Starting at the first line of the listing below, retype each line up to and including the one that contains "fig = go.Figure()". Leave pictures out.

>> BEGIN

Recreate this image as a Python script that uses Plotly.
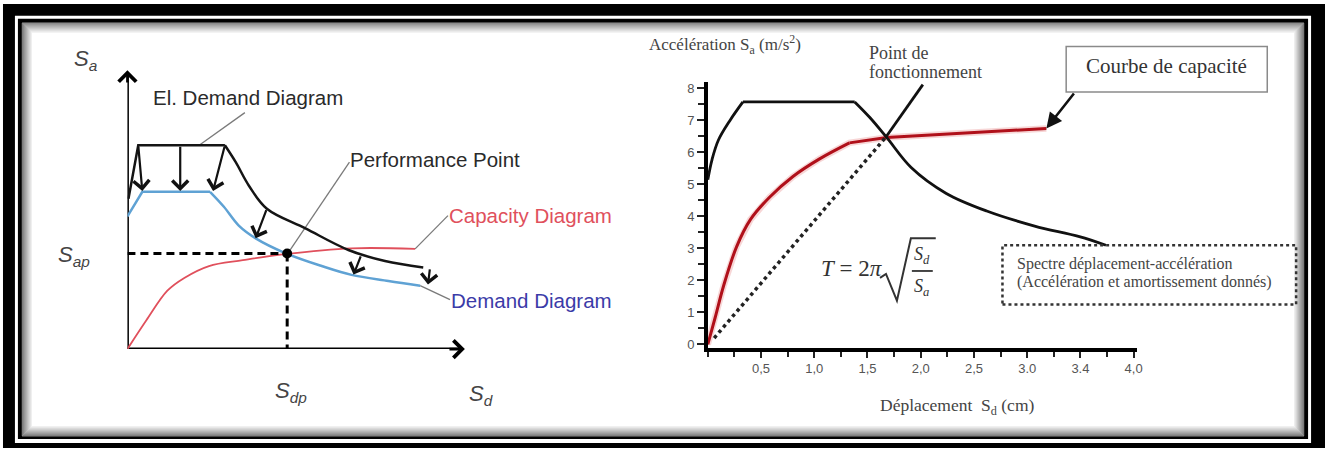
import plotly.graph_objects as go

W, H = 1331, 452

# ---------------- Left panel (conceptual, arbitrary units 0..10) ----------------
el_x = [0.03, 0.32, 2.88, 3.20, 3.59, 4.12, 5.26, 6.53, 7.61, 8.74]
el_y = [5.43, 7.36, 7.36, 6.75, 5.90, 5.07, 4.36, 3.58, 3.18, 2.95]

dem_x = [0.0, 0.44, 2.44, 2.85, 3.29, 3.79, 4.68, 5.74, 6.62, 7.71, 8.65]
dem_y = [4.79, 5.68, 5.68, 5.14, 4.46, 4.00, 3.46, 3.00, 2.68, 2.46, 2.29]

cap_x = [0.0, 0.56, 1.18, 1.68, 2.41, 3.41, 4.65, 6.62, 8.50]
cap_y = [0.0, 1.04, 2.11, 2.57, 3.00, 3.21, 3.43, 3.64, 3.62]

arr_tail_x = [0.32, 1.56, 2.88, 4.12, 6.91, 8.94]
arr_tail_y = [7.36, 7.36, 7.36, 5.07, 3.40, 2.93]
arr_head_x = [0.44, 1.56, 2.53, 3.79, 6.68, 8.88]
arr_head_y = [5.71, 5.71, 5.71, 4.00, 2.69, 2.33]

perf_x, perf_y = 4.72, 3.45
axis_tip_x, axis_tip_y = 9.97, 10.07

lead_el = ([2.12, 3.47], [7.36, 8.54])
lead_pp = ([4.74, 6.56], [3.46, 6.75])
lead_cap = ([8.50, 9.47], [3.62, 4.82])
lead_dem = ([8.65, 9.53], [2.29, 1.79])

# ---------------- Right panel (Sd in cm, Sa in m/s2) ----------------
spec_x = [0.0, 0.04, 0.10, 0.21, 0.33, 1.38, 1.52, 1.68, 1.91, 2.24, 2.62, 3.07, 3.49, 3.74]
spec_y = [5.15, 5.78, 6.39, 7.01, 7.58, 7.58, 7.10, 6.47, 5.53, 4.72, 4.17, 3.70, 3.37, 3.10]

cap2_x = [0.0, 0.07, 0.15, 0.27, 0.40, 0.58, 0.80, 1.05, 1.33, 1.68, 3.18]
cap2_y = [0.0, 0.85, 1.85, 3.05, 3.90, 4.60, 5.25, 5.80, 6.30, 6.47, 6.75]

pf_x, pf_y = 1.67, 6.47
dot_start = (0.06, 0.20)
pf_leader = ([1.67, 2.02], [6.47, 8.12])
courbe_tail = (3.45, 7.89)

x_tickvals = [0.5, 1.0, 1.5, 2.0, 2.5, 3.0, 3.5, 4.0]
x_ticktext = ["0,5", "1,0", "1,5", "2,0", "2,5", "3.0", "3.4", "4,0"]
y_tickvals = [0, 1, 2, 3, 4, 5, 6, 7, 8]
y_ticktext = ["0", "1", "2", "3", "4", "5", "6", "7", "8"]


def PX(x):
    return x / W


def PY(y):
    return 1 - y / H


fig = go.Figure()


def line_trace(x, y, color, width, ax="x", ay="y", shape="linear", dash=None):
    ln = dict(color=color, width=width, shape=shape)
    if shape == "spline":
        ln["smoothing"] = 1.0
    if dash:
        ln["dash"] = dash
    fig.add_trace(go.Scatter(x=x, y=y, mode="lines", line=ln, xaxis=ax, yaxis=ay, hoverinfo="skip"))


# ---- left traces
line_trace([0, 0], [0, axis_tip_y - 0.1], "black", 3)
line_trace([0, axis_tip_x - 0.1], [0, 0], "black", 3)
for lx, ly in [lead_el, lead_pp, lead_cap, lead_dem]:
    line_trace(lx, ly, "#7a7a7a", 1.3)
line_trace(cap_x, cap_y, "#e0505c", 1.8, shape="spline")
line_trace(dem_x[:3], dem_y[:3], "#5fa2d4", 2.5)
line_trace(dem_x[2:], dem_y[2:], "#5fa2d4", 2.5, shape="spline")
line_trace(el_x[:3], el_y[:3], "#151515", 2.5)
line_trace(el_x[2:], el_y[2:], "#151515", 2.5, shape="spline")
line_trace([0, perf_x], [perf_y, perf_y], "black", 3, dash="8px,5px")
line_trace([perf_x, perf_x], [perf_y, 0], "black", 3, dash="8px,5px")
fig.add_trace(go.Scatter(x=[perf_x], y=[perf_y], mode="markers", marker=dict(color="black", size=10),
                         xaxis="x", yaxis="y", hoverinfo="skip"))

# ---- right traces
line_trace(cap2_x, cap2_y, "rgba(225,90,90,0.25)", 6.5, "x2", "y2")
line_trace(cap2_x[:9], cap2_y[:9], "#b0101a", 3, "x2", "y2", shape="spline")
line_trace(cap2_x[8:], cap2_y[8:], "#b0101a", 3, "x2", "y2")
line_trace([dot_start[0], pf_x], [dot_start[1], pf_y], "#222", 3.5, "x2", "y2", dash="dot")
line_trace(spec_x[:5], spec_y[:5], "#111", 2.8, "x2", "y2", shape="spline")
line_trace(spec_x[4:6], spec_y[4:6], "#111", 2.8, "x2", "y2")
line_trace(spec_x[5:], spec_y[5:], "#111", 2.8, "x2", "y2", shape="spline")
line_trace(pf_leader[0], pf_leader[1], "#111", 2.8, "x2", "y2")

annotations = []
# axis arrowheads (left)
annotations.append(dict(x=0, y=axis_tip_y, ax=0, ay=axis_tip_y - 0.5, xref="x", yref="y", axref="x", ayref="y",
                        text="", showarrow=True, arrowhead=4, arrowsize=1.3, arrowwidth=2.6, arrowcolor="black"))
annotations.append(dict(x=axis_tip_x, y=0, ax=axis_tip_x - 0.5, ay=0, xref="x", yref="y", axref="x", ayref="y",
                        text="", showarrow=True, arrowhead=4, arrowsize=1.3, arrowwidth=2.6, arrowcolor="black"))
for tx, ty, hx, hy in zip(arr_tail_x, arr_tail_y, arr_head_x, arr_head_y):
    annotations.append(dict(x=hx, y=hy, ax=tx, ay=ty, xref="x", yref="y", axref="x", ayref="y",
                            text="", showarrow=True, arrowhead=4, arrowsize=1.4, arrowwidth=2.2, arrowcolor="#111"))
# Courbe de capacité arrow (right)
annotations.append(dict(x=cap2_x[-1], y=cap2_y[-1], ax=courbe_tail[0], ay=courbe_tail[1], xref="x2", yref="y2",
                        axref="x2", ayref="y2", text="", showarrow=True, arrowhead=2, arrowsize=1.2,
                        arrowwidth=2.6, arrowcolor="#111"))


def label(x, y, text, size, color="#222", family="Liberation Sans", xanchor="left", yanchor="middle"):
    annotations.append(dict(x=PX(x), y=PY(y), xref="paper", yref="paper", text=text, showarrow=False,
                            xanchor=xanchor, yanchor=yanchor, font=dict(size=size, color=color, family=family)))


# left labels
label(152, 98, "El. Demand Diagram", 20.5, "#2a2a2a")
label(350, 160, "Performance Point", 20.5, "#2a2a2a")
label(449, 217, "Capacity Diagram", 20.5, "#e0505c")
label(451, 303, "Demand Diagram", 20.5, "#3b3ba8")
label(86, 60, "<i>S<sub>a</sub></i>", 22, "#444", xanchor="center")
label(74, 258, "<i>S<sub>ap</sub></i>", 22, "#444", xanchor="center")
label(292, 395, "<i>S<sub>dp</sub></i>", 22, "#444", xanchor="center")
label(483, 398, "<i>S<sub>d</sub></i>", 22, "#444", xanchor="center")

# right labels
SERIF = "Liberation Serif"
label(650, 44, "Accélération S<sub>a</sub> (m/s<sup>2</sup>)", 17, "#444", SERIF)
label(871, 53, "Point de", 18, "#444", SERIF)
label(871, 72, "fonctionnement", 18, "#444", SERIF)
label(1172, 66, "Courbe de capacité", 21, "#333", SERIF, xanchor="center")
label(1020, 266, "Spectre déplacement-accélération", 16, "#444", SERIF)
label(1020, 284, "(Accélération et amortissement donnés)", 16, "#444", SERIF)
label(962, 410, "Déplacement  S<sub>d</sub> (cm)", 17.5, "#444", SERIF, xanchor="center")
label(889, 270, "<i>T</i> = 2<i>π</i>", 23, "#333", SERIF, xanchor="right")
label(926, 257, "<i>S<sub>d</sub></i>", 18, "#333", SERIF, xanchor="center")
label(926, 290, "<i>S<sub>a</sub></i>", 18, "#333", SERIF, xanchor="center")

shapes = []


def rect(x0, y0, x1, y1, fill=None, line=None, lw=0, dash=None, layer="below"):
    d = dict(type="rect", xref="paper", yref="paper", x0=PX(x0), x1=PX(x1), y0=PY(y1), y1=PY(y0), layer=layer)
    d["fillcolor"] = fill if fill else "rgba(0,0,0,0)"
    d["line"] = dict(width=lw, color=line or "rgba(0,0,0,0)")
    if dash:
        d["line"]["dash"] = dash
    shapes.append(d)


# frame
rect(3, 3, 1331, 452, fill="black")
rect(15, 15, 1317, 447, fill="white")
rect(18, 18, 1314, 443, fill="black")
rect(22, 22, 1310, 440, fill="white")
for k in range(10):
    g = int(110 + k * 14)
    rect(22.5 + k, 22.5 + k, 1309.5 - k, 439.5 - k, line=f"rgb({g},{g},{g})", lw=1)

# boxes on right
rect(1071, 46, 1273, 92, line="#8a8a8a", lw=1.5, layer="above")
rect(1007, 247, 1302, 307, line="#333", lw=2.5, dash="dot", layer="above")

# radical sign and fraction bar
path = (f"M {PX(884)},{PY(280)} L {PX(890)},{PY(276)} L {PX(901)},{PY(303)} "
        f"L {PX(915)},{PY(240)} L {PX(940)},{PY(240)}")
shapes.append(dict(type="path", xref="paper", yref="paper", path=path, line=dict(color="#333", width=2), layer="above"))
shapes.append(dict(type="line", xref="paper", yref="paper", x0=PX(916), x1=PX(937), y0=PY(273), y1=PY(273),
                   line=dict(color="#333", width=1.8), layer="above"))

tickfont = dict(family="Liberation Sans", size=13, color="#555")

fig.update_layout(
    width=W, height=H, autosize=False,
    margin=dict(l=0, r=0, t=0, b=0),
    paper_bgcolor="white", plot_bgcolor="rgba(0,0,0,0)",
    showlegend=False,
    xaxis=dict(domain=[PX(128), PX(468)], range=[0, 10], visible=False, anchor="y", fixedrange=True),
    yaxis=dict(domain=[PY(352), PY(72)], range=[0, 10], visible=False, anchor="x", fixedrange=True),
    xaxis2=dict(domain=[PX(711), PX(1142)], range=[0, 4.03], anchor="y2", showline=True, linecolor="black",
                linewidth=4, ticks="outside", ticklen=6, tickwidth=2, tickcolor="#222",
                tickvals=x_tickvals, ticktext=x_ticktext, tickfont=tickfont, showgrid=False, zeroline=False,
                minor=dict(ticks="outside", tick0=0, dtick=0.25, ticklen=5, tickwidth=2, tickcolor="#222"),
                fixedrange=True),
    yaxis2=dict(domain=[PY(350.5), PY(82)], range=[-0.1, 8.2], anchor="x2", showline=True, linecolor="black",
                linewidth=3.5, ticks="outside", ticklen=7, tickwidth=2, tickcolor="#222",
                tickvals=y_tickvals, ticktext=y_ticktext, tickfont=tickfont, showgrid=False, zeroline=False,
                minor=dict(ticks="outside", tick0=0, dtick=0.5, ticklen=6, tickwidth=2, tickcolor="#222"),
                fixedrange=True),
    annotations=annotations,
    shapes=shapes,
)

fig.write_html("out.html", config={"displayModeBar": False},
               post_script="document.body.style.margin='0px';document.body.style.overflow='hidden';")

>> END

▶ [RESULT]
Recreate this image as a Python script that uses Plotly.
import plotly.graph_objects as go

W, H = 1331, 452

# ---------------- Left panel (conceptual, arbitrary units 0..10) ----------------
el_x = [0.03, 0.32, 2.88, 3.20, 3.59, 4.12, 5.26, 6.53, 7.61, 8.74]
el_y = [5.43, 7.36, 7.36, 6.75, 5.90, 5.07, 4.36, 3.58, 3.18, 2.95]

dem_x = [0.0, 0.44, 2.44, 2.85, 3.29, 3.79, 4.68, 5.74, 6.62, 7.71, 8.65]
dem_y = [4.79, 5.68, 5.68, 5.14, 4.46, 4.00, 3.46, 3.00, 2.68, 2.46, 2.29]

cap_x = [0.0, 0.56, 1.18, 1.68, 2.41, 3.41, 4.65, 6.62, 8.50]
cap_y = [0.0, 1.04, 2.11, 2.57, 3.00, 3.21, 3.43, 3.64, 3.62]

arr_tail_x = [0.32, 1.56, 2.88, 4.12, 6.91, 8.94]
arr_tail_y = [7.36, 7.36, 7.36, 5.07, 3.40, 2.93]
arr_head_x = [0.44, 1.56, 2.53, 3.79, 6.68, 8.88]
arr_head_y = [5.71, 5.71, 5.71, 4.00, 2.69, 2.33]

perf_x, perf_y = 4.72, 3.45
axis_tip_x, axis_tip_y = 9.97, 10.07

lead_el = ([2.12, 3.47], [7.36, 8.54])
lead_pp = ([4.74, 6.56], [3.46, 6.75])
lead_cap = ([8.50, 9.47], [3.62, 4.82])
lead_dem = ([8.65, 9.53], [2.29, 1.79])

# ---------------- Right panel (Sd in cm, Sa in m/s2) ----------------
spec_x = [0.0, 0.04, 0.10, 0.21, 0.33, 1.38, 1.52, 1.68, 1.91, 2.24, 2.62, 3.07, 3.49, 3.74]
spec_y = [5.15, 5.78, 6.39, 7.01, 7.58, 7.58, 7.10, 6.47, 5.53, 4.72, 4.17, 3.70, 3.37, 3.10]

cap2_x = [0.0, 0.07, 0.15, 0.27, 0.40, 0.58, 0.80, 1.05, 1.33, 1.68, 3.18]
cap2_y = [0.0, 0.85, 1.85, 3.05, 3.90, 4.60, 5.25, 5.80, 6.30, 6.47, 6.75]

pf_x, pf_y = 1.67, 6.47
dot_start = (0.06, 0.20)
pf_leader = ([1.67, 2.02], [6.47, 8.12])
courbe_tail = (3.45, 7.89)

x_tickvals = [0.5, 1.0, 1.5, 2.0, 2.5, 3.0, 3.5, 4.0]
x_ticktext = ["0,5", "1,0", "1,5", "2,0", "2,5", "3.0", "3.4", "4,0"]
y_tickvals = [0, 1, 2, 3, 4, 5, 6, 7, 8]
y_ticktext = ["0", "1", "2", "3", "4", "5", "6", "7", "8"]


def PX(x):
    return x / W


def PY(y):
    return 1 - y / H


fig = go.Figure()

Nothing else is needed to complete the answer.